Il prossimo autunno i cittadini romani saranno chiamati a eleggere il loro nuovo sindaco, in una situazione critica per la città. Un viaggio nella storia della capitale dal dopoguerra a oggi, per capire come e perché è cambiata (molto in peggio). E come siamo arrivati a questo punto. Dal sito “cheFare”.
A ridosso delle elezioni comunali del 9 novembre 1946, si svolse a Roma una conferenza organizzativa della federazione romana del Partito comunista italiano. Il clima politico in città era da tempo infuocato, in sintonia con il resto del paese.
Erano passati poco più di tre anni dall’ignominiosa fuga della famiglia reale, la notte dell’8 settembre 1943, mentre la mancata difesa militare della capitale aveva lasciato tramortiti i suoi cittadini. I tedeschi occuparono in poco tempo la città: una reazione fu comunque tentata dai granatieri, dai soldati, dai carabinieri e dai civili (tanti gli operai e i proletari) che alla Magliana, alla Montagnola, sulla via Laurentina, all’Ostiense, a Porta S. Paolo, su viale Aventino, combatterono disperatamente una battaglia persa in partenza. Ne ha lasciato un ricordo vivido Claudio Pavone nelle memorie sulla sua scelta resistenziale. Giungendo dal Colosseo e da via San Gregorio (un tempo via dei Trionfi), con alle spalle l’arco di Costantino, oggi tra i siti archeologici più visitati al mondo, Pavone si diresse verso il Circo Massimo: lì si trovò di fronte «due paracadutisti tedeschi e accanto a loro un cannoncino anticarro colpito da un proiettile italiano», poco più in là la vista di «un altro paracadutista» che «era andato a morire con le spalle appoggiate al muretto del Circo Massimo». Il racconto dello storico si conclude con la desolante descrizione della divisione Piave, in attesa di ordini mai giunti, «schierata in perfetto ordine a Villa Borghese». Di lì a breve la divisione sarebbe stata circondata e disarmata dai reparti tedeschi.

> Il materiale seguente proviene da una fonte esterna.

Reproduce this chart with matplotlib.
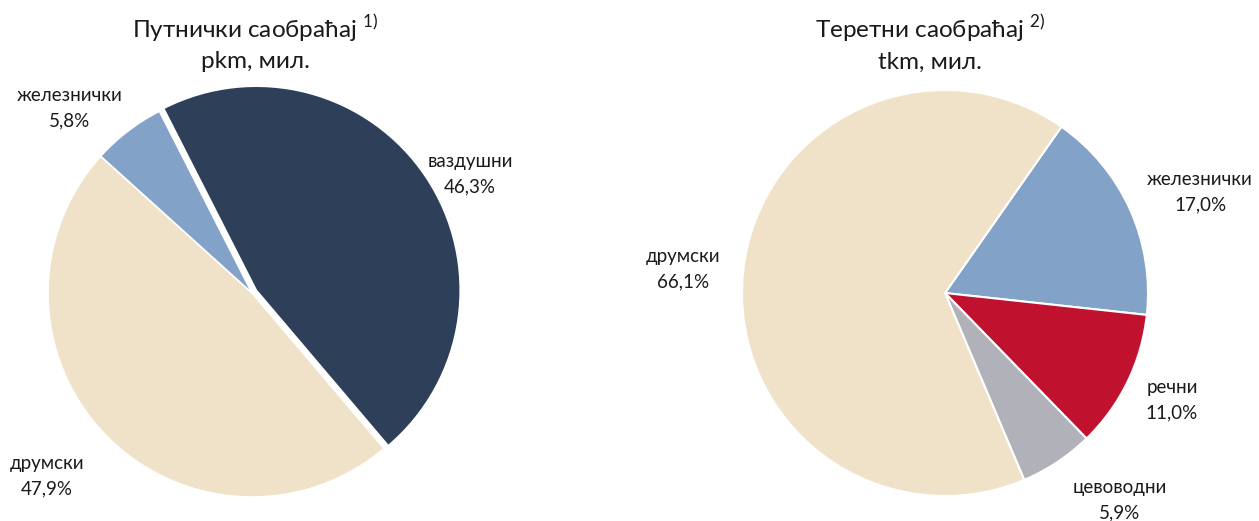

L’occupazione nazista durò poco meno di 9 mesi: tanto bastò per infliggere alla popolazione civile terrore, guerra interna, deportazioni, bombardamenti, rastrellamenti, rappresaglie, delazioni, paura e fame. Il 4 giugno 1944 gli anglo-americani entrarono, finalmente, a Roma, divenuta la “prima capitale dell’Asse” ad essere liberata. Segnata dalle distruzioni e dalla miseria dilagante, la città, a capo di una nazione ancora occupata da eserciti stranieri contrapposti e lacerata dalla guerra civile, divenne il palcoscenico della ricostruzione democratica. Sotto il controllo delle forze alleate di occupazione, infatti, si assistette ad una vivacissima ripresa delle attività politiche. Il 9 giugno si costituì la Confederazione generale italiana del lavoro, grazie all’accordo delle diverse componenti sindacali (comunista, cattolica e socialista). Pochi mesi più tardi, il 29 agosto, vennero fondate le Associazioni cristiane dei lavoratori italiani (Acli), il 31 ottobre, invece, nacque la Confederazione nazionale dei coltivatori diretti.
Per quasi tutto il 1945, con la guerra ancora in corso, le principali forze politiche del paese tennero i loro congressi a Napoli o nel Meridione liberato, ma già in agosto il Pci organizzò a Roma la sua prima conferenza economica, mentre di lì a poco, il 29 dicembre, sempre nella capitale, si sarebbero svolti i lavori del suo V congresso.
Il 1946 vide susseguirsi innumerevoli iniziative democratiche, impossibili da sintetizzare in questa sede, senza contare le tante e decisive scadenze elettorali: tra il 10 marzo e il 7 aprile si svolse una prima tornata di elezioni amministrative, il 2 giugno fu la volta del referendum istituzionale e delle elezioni per la Costituente, tra il 9 e il 10 novembre, come abbiamo visto, si concluse il secondo turno delle amministrative. A Roma il confronto tra monarchia e repubblica vide una piccola ma significativa maggioranza di consensi nei confronti della monarchia, in particolar modo nei quartieri borghesi, mentre in quelli popolari dei quadranti sud-orientali prevalse la scelta repubblicana. Nelle elezioni per l’Assemblea costituente, invece, la Democrazia cristiana divenne il partito più votato in città. Pochi mesi dopo, tuttavia, nelle elezioni comunali del 10 novembre, il primo partito fu il Fronte dell’Uomo Qualunque con il 20,7% dei voti.